DIRECTIONS FOR THIS TASK →
Extract each line of the material that follows exactly and omit its pictures.

DATA EXCERPT →
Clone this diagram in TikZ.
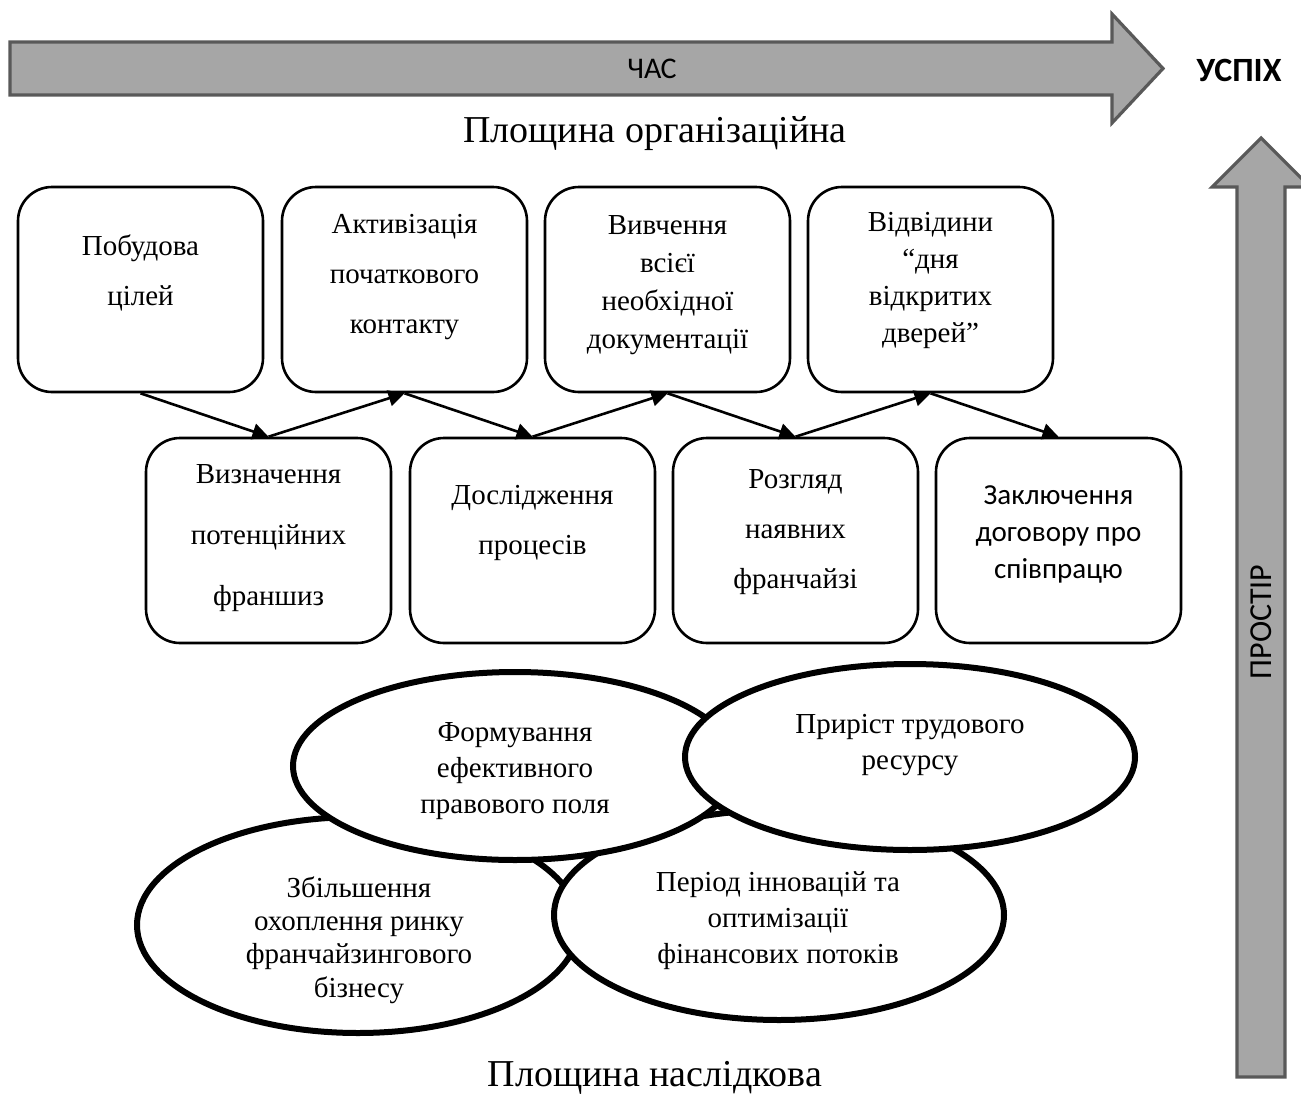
\documentclass[tikz,border=0pt]{standalone}
\usepackage{fontspec}
\setmainfont{Liberation Serif}
\newfontfamily\calibri{Carlito}
\usetikzlibrary{arrows.meta}

\definecolor{arrowfill}{HTML}{A6A6A6}
\definecolor{arrowedge}{HTML}{595959}

\tikzset{
  bigarrow/.style={fill=arrowfill, draw=arrowedge, line width=1.6pt, line join=miter},
  stepbox/.style={draw, line width=1.3pt, rounded corners=17pt,
    minimum width=122.5pt, minimum height=102.5pt, inner sep=0pt},
  boxtxt/.style={align=center, inner sep=0pt},
  link/.style={line width=1.3pt, -{Triangle[length=8pt,width=8pt]}},
  oval/.style={draw, fill=white, line width=3pt},
  ovaltxt/.style={align=center, inner sep=0pt},
  planetxt/.style={font=\fontsize{19}{22}\selectfont, inner sep=0pt},
  axistxt/.style={font=\calibri\fontsize{15}{18}\selectfont, inner sep=0pt}
}

\begin{document}
\begin{tikzpicture}[x=0.5pt, y=-0.5pt]
\useasboundingbox (0,0) rectangle (1301,1103);
\clip (0,0) rectangle (1301,1103);

% time axis
\draw[bigarrow] (10,42) -- (1112,42) -- (1112,14) -- (1163,68.5) -- (1112,123)
  -- (1112,95) -- (10,95) -- cycle;
\node[axistxt] (time) at (652,68.5) {ЧАС};
\node[font=\calibri\bfseries\fontsize{17}{20}\selectfont, inner sep=0pt] (success) at (1239,70) {УСПІХ};

% space axis
\draw[bigarrow] (1237,1077) -- (1237,187) -- (1212,187) -- (1261,138) -- (1310,187)
  -- (1285,187) -- (1285,1077) -- cycle;
\node[axistxt, font=\calibri\fontsize{16}{19}\selectfont, rotate=90] (space) at (1261,622) {ПРОСТІР};

% plane titles
\node[planetxt] (orgplane) at (655,134) {Площина організаційна};
\node[planetxt] (resplane) at (655,1078) {Площина наслідкова};

% upper row of steps
\node[stepbox] (b1) at (140.5,289.5) {};
\node[stepbox] (b2) at (404.5,289.5) {};
\node[stepbox] (b3) at (667.5,289.5) {};
\node[stepbox] (b4) at (930.5,289.5) {};
% lower row of steps
\node[stepbox] (b5) at (268.5,540.5) {};
\node[stepbox] (b6) at (532.5,540.5) {};
\node[stepbox] (b7) at (795.5,540.5) {};
\node[stepbox] (b8) at (1058.5,540.5) {};

\node[boxtxt, font=\fontsize{14.5}{25}\selectfont] (t1) at (140.5,272.5) {Побудова\\цілей};
\node[boxtxt, font=\fontsize{14.5}{25}\selectfont] (t2) at (404.5,277.5) {Активізація\\початкового\\контакту};
\node[boxtxt, font=\fontsize{14.5}{19}\selectfont] (t3) at (667.5,285) {Вивчення\\всієї\\необхідної\\документації};
\node[boxtxt, font=\fontsize{14.5}{18.5}\selectfont] (t4) at (930.5,280) {Відвідини\\“дня\\відкритих\\дверей”};
\node[boxtxt, font=\fontsize{14.5}{30.5}\selectfont] (t5) at (268.5,538.5) {Визначення\\потенційних\\франшиз};
\node[boxtxt, font=\fontsize{14.5}{25}\selectfont] (t6) at (532.5,523) {Дослідження\\процесів};
\node[boxtxt, font=\fontsize{14.5}{25}\selectfont] (t7) at (795.5,532.5) {Розгляд\\наявних\\франчайзі};
\node[boxtxt, font=\calibri\fontsize{14.5}{18.7}\selectfont] (t8) at (1058.5,534.5) {Заключення\\договору про\\співпрацю};

% zig-zag sequence
\draw[link] (b1.south) -- (b5.north);
\draw[link] (b5.north) -- (b2.south);
\draw[link] (b2.south) -- (b6.north);
\draw[link] (b6.north) -- (b3.south);
\draw[link] (b3.south) -- (b7.north);
\draw[link] (b7.north) -- (b4.south);
\draw[link] (b4.south) -- (b8.north);

% results
\draw[oval] (358,925) ellipse [x radius=221, y radius=108];
\draw[oval] (779,915) ellipse [x radius=225, y radius=105];
\draw[oval] (515,766) ellipse [x radius=222, y radius=94];
\draw[oval] (910,757) ellipse [x radius=225, y radius=93];

\node[ovaltxt, font=\fontsize{14.5}{16.7}\selectfont] (e1) at (359,940) {Збільшення\\охоплення ринку\\франчайзингового\\бізнесу};
\node[ovaltxt, font=\fontsize{14.5}{18}\selectfont] (e2) at (778,921) {Період інновацій та\\оптимізації\\фінансових потоків};
\node[ovaltxt, font=\fontsize{14.5}{18}\selectfont] (e3) at (515,771) {Формування\\ефективного\\правового поля};
\node[ovaltxt, font=\fontsize{14.5}{18}\selectfont] (e4) at (910,745) {Приріст трудового\\ресурсу};
\end{tikzpicture}
\end{document}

RESPONSE TO THIS EXERCISE →
Clone this diagram in TikZ.
\documentclass[tikz,border=0pt]{standalone}
\usepackage{fontspec}
\setmainfont{Liberation Serif}
\newfontfamily\calibri{Carlito}
\usetikzlibrary{arrows.meta}

\definecolor{arrowfill}{HTML}{A6A6A6}
\definecolor{arrowedge}{HTML}{595959}

\tikzset{
  bigarrow/.style={fill=arrowfill, draw=arrowedge, line width=1.6pt, line join=miter},
  stepbox/.style={draw, line width=1.3pt, rounded corners=17pt,
    minimum width=122.5pt, minimum height=102.5pt, inner sep=0pt},
  boxtxt/.style={align=center, inner sep=0pt},
  link/.style={line width=1.3pt, -{Triangle[length=8pt,width=8pt]}},
  oval/.style={draw, fill=white, line width=3pt},
  ovaltxt/.style={align=center, inner sep=0pt},
  planetxt/.style={font=\fontsize{19}{22}\selectfont, inner sep=0pt},
  axistxt/.style={font=\calibri\fontsize{15}{18}\selectfont, inner sep=0pt}
}

\begin{document}
\begin{tikzpicture}[x=0.5pt, y=-0.5pt]
\useasboundingbox (0,0) rectangle (1301,1103);
\clip (0,0) rectangle (1301,1103);

% time axis
\draw[bigarrow] (10,42) -- (1112,42) -- (1112,14) -- (1163,68.5) -- (1112,123)
  -- (1112,95) -- (10,95) -- cycle;
\node[axistxt] (time) at (652,68.5) {ЧАС};
\node[font=\calibri\bfseries\fontsize{17}{20}\selectfont, inner sep=0pt] (success) at (1239,70) {УСПІХ};

% space axis
\draw[bigarrow] (1237,1077) -- (1237,187) -- (1212,187) -- (1261,138) -- (1310,187)
  -- (1285,187) -- (1285,1077) -- cycle;
\node[axistxt, font=\calibri\fontsize{16}{19}\selectfont, rotate=90] (space) at (1261,622) {ПРОСТІР};

% plane titles
\node[planetxt] (orgplane) at (655,134) {Площина організаційна};
\node[planetxt] (resplane) at (655,1078) {Площина наслідкова};

% upper row of steps
\node[stepbox] (b1) at (140.5,289.5) {};
\node[stepbox] (b2) at (404.5,289.5) {};
\node[stepbox] (b3) at (667.5,289.5) {};
\node[stepbox] (b4) at (930.5,289.5) {};
% lower row of steps
\node[stepbox] (b5) at (268.5,540.5) {};
\node[stepbox] (b6) at (532.5,540.5) {};
\node[stepbox] (b7) at (795.5,540.5) {};
\node[stepbox] (b8) at (1058.5,540.5) {};

\node[boxtxt, font=\fontsize{14.5}{25}\selectfont] (t1) at (140.5,272.5) {Побудова\\цілей};
\node[boxtxt, font=\fontsize{14.5}{25}\selectfont] (t2) at (404.5,277.5) {Активізація\\початкового\\контакту};
\node[boxtxt, font=\fontsize{14.5}{19}\selectfont] (t3) at (667.5,285) {Вивчення\\всієї\\необхідної\\документації};
\node[boxtxt, font=\fontsize{14.5}{18.5}\selectfont] (t4) at (930.5,280) {Відвідини\\“дня\\відкритих\\дверей”};
\node[boxtxt, font=\fontsize{14.5}{30.5}\selectfont] (t5) at (268.5,538.5) {Визначення\\потенційних\\франшиз};
\node[boxtxt, font=\fontsize{14.5}{25}\selectfont] (t6) at (532.5,523) {Дослідження\\процесів};
\node[boxtxt, font=\fontsize{14.5}{25}\selectfont] (t7) at (795.5,532.5) {Розгляд\\наявних\\франчайзі};
\node[boxtxt, font=\calibri\fontsize{14.5}{18.7}\selectfont] (t8) at (1058.5,534.5) {Заключення\\договору про\\співпрацю};

% zig-zag sequence
\draw[link] (b1.south) -- (b5.north);
\draw[link] (b5.north) -- (b2.south);
\draw[link] (b2.south) -- (b6.north);
\draw[link] (b6.north) -- (b3.south);
\draw[link] (b3.south) -- (b7.north);
\draw[link] (b7.north) -- (b4.south);
\draw[link] (b4.south) -- (b8.north);

% results
\draw[oval] (358,925) ellipse [x radius=221, y radius=108];
\draw[oval] (779,915) ellipse [x radius=225, y radius=105];
\draw[oval] (515,766) ellipse [x radius=222, y radius=94];
\draw[oval] (910,757) ellipse [x radius=225, y radius=93];

\node[ovaltxt, font=\fontsize{14.5}{16.7}\selectfont] (e1) at (359,940) {Збільшення\\охоплення ринку\\франчайзингового\\бізнесу};
\node[ovaltxt, font=\fontsize{14.5}{18}\selectfont] (e2) at (778,921) {Період інновацій та\\оптимізації\\фінансових потоків};
\node[ovaltxt, font=\fontsize{14.5}{18}\selectfont] (e3) at (515,771) {Формування\\ефективного\\правового поля};
\node[ovaltxt, font=\fontsize{14.5}{18}\selectfont] (e4) at (910,745) {Приріст трудового\\ресурсу};
\end{tikzpicture}
\end{document}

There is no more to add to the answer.